--- Start of Data shown ---
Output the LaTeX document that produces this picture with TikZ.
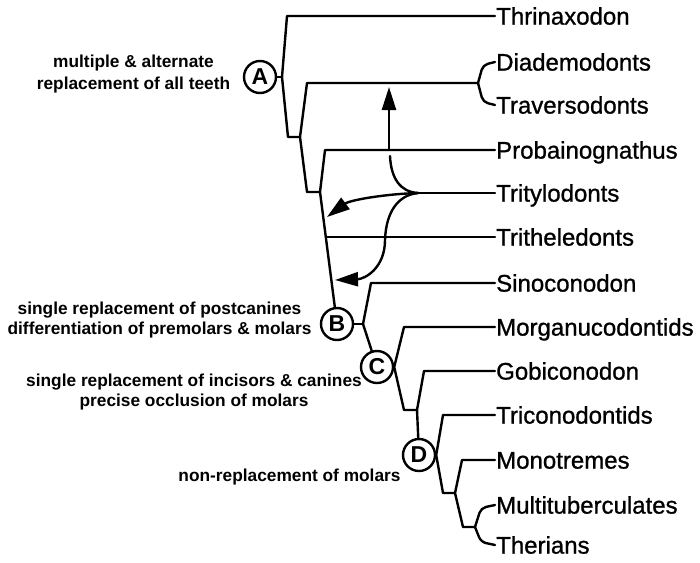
\documentclass[tikz,border=0pt]{standalone}
\usepackage{fontspec}
\setmainfont{Liberation Sans}
\newfontfamily\taxfont[FakeBold=1]{Liberation Sans}
\usetikzlibrary{arrows.meta}
\begin{document}
\begin{tikzpicture}[x=1pt,y=-1pt,line width=2.4pt,line join=round,line cap=round,
  taxon/.style={anchor=west,inner sep=0pt,text height=17.2pt,text depth=0pt,font=\taxfont\fontsize{24}{28}\selectfont},
  note/.style={align=center,inner sep=0pt,font=\bfseries\fontsize{17.3}{20}\selectfont},
  clade/.style={circle,draw,line width=2.4pt,minimum size=32pt,inner sep=0pt,font=\bfseries\fontsize{23}{23}\selectfont},
  arr/.style={-{Triangle[length=23pt,width=14pt]}}]
\useasboundingbox (0,0) rectangle (700,562);
% taxa
\node[taxon] (thr) at (495,16) {Thrinaxodon};
\node[taxon] (dia) at (495,62) {Diademodonts};
\node[taxon] (tra) at (495,105) {Traversodonts};
\node[taxon] (pro) at (495,150) {Probainognathus};
\node[taxon] (trl) at (495,193) {Tritylodonts};
\node[taxon] (trh) at (495,237) {Tritheledonts};
\node[taxon] (sin) at (495,283) {Sinoconodon};
\node[taxon] (mor) at (495,327) {Morganucodontids};
\node[taxon] (gob) at (495,371) {Gobiconodon};
\node[taxon] (tri) at (495,415) {Triconodontids};
\node[taxon] (mon) at (495,460) {Monotremes};
\node[taxon] (mul) at (495,505) {Multituberculates};
\node[taxon] (the) at (495,545) {Therians};
% clade markers
\node[clade] (A) at (260,77) {A};
\node[clade] (B) at (337,324) {B};
\node[clade] (C) at (377,367) {C};
\node[clade] (D) at (419,455) {D};
% annotations
\node[note,font=\bfseries\fontsize{17.3}{22}\selectfont] (na) at (133.5,74.5) {multiple \& alternate\\replacement of all teeth};
\node[note] (nb) at (159.5,320.5) {single replacement of postcanines\\differentiation of premolars \& molars};
\node[note] (nc) at (194,392.5) {single replacement of incisors \& canines\\precise occlusion of molars};
\node[note,anchor=base] (nd) at (289.5,481) {non-replacement of molars};
% junction coordinates
\coordinate (a1) at (287,16);
\coordinate (a2) at (282,77);
\coordinate (a3) at (288,137);
\coordinate (j1) at (300,137);
\coordinate (j1u) at (307,83);
\coordinate (j2) at (478,83);
\coordinate (j2u) at (483,65);
\coordinate (j2d) at (483,102);
\coordinate (j1d) at (307,192);
\coordinate (j3) at (320,192);
\coordinate (j3u) at (325,150);
\coordinate (tt) at (326,237);
\coordinate (b1) at (363,324);
\coordinate (b1u) at (371,283);
\coordinate (c1) at (404,327);
\coordinate (c2) at (404,410);
\coordinate (j4) at (417,410);
\coordinate (j4u) at (424,371);
\coordinate (d1) at (443,415);
\coordinate (d2) at (443,493);
\coordinate (j5) at (455,493);
\coordinate (j5u) at (462,460);
\coordinate (j5d) at (463,527);
\coordinate (j6) at (475,527);
\coordinate (j6u) at (481,508);
\coordinate (j6d) at (481,542);
% tree
\draw (thr.west) -- (a1) -- (a2) -- (a3) -- (j1);
\draw (A) -- (a2);
\draw (j1) -- (j1u) -- (j2);
\draw[rounded corners=5pt] (j2) -- (j2u) -- (dia.west);
\draw[rounded corners=5pt] (j2) -- (j2d) -- (tra.west);
\draw (j1) -- (j1d) -- (j3);
\draw (j3) -- (j3u) -- (pro.west);
\draw (j3) -- (B);
\draw (tt) -- (trh.west);
\draw (B.east) -- (b1);
\draw (b1) -- (b1u) -- (sin.west);
\draw (b1) -- (C);
\draw (mor.west) -- (c1) -- (C.east) -- (c2) -- (j4);
\draw (j4) -- (j4u) -- (gob.west);
\draw (j4) -- (D);
\draw (tri.west) -- (d1) -- (D.east) -- (d2) -- (j5);
\draw (j5) -- (j5u) -- (mon.west);
\draw (j5) -- (j5d) -- (j6);
\draw[rounded corners=5pt] (j6) -- (j6u) -- (mul.west);
\draw[rounded corners=5pt] (j6) -- (j6d) -- (the.west);
% Tritylodonts and arrows
\coordinate (tr0) at (418,193);
\coordinate (p0) at (389,150);
\coordinate (p1) at (389,87);
\coordinate (p2) at (390,156);
\coordinate (t1) at (327,217);
\coordinate (m2) at (385,240);
\coordinate (t2) at (335,280);
\draw (tr0) -- (trl.west);
\draw[arr] (p0) -- (p1);
\draw (p2) .. controls (391,178) and (400,192) .. (tr0);
\draw[arr] (tr0) .. controls (385,194) and (350,200) .. (t1);
\draw[arr] (tr0) .. controls (398,195) and (386,212) .. (m2) .. controls (385,268) and (365,279) .. (t2);
\end{tikzpicture}
\end{document}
--- End of Data shown ---
## Job
Please write out all of the material above without changing a word, and omit any pictures.

## Expected output
Output the LaTeX document that produces this picture with TikZ.
\documentclass[tikz,border=0pt]{standalone}
\usepackage{fontspec}
\setmainfont{Liberation Sans}
\newfontfamily\taxfont[FakeBold=1]{Liberation Sans}
\usetikzlibrary{arrows.meta}
\begin{document}
\begin{tikzpicture}[x=1pt,y=-1pt,line width=2.4pt,line join=round,line cap=round,
  taxon/.style={anchor=west,inner sep=0pt,text height=17.2pt,text depth=0pt,font=\taxfont\fontsize{24}{28}\selectfont},
  note/.style={align=center,inner sep=0pt,font=\bfseries\fontsize{17.3}{20}\selectfont},
  clade/.style={circle,draw,line width=2.4pt,minimum size=32pt,inner sep=0pt,font=\bfseries\fontsize{23}{23}\selectfont},
  arr/.style={-{Triangle[length=23pt,width=14pt]}}]
\useasboundingbox (0,0) rectangle (700,562);
% taxa
\node[taxon] (thr) at (495,16) {Thrinaxodon};
\node[taxon] (dia) at (495,62) {Diademodonts};
\node[taxon] (tra) at (495,105) {Traversodonts};
\node[taxon] (pro) at (495,150) {Probainognathus};
\node[taxon] (trl) at (495,193) {Tritylodonts};
\node[taxon] (trh) at (495,237) {Tritheledonts};
\node[taxon] (sin) at (495,283) {Sinoconodon};
\node[taxon] (mor) at (495,327) {Morganucodontids};
\node[taxon] (gob) at (495,371) {Gobiconodon};
\node[taxon] (tri) at (495,415) {Triconodontids};
\node[taxon] (mon) at (495,460) {Monotremes};
\node[taxon] (mul) at (495,505) {Multituberculates};
\node[taxon] (the) at (495,545) {Therians};
% clade markers
\node[clade] (A) at (260,77) {A};
\node[clade] (B) at (337,324) {B};
\node[clade] (C) at (377,367) {C};
\node[clade] (D) at (419,455) {D};
% annotations
\node[note,font=\bfseries\fontsize{17.3}{22}\selectfont] (na) at (133.5,74.5) {multiple \& alternate\\replacement of all teeth};
\node[note] (nb) at (159.5,320.5) {single replacement of postcanines\\differentiation of premolars \& molars};
\node[note] (nc) at (194,392.5) {single replacement of incisors \& canines\\precise occlusion of molars};
\node[note,anchor=base] (nd) at (289.5,481) {non-replacement of molars};
% junction coordinates
\coordinate (a1) at (287,16);
\coordinate (a2) at (282,77);
\coordinate (a3) at (288,137);
\coordinate (j1) at (300,137);
\coordinate (j1u) at (307,83);
\coordinate (j2) at (478,83);
\coordinate (j2u) at (483,65);
\coordinate (j2d) at (483,102);
\coordinate (j1d) at (307,192);
\coordinate (j3) at (320,192);
\coordinate (j3u) at (325,150);
\coordinate (tt) at (326,237);
\coordinate (b1) at (363,324);
\coordinate (b1u) at (371,283);
\coordinate (c1) at (404,327);
\coordinate (c2) at (404,410);
\coordinate (j4) at (417,410);
\coordinate (j4u) at (424,371);
\coordinate (d1) at (443,415);
\coordinate (d2) at (443,493);
\coordinate (j5) at (455,493);
\coordinate (j5u) at (462,460);
\coordinate (j5d) at (463,527);
\coordinate (j6) at (475,527);
\coordinate (j6u) at (481,508);
\coordinate (j6d) at (481,542);
% tree
\draw (thr.west) -- (a1) -- (a2) -- (a3) -- (j1);
\draw (A) -- (a2);
\draw (j1) -- (j1u) -- (j2);
\draw[rounded corners=5pt] (j2) -- (j2u) -- (dia.west);
\draw[rounded corners=5pt] (j2) -- (j2d) -- (tra.west);
\draw (j1) -- (j1d) -- (j3);
\draw (j3) -- (j3u) -- (pro.west);
\draw (j3) -- (B);
\draw (tt) -- (trh.west);
\draw (B.east) -- (b1);
\draw (b1) -- (b1u) -- (sin.west);
\draw (b1) -- (C);
\draw (mor.west) -- (c1) -- (C.east) -- (c2) -- (j4);
\draw (j4) -- (j4u) -- (gob.west);
\draw (j4) -- (D);
\draw (tri.west) -- (d1) -- (D.east) -- (d2) -- (j5);
\draw (j5) -- (j5u) -- (mon.west);
\draw (j5) -- (j5d) -- (j6);
\draw[rounded corners=5pt] (j6) -- (j6u) -- (mul.west);
\draw[rounded corners=5pt] (j6) -- (j6d) -- (the.west);
% Tritylodonts and arrows
\coordinate (tr0) at (418,193);
\coordinate (p0) at (389,150);
\coordinate (p1) at (389,87);
\coordinate (p2) at (390,156);
\coordinate (t1) at (327,217);
\coordinate (m2) at (385,240);
\coordinate (t2) at (335,280);
\draw (tr0) -- (trl.west);
\draw[arr] (p0) -- (p1);
\draw (p2) .. controls (391,178) and (400,192) .. (tr0);
\draw[arr] (tr0) .. controls (385,194) and (350,200) .. (t1);
\draw[arr] (tr0) .. controls (398,195) and (386,212) .. (m2) .. controls (385,268) and (365,279) .. (t2);
\end{tikzpicture}
\end{document}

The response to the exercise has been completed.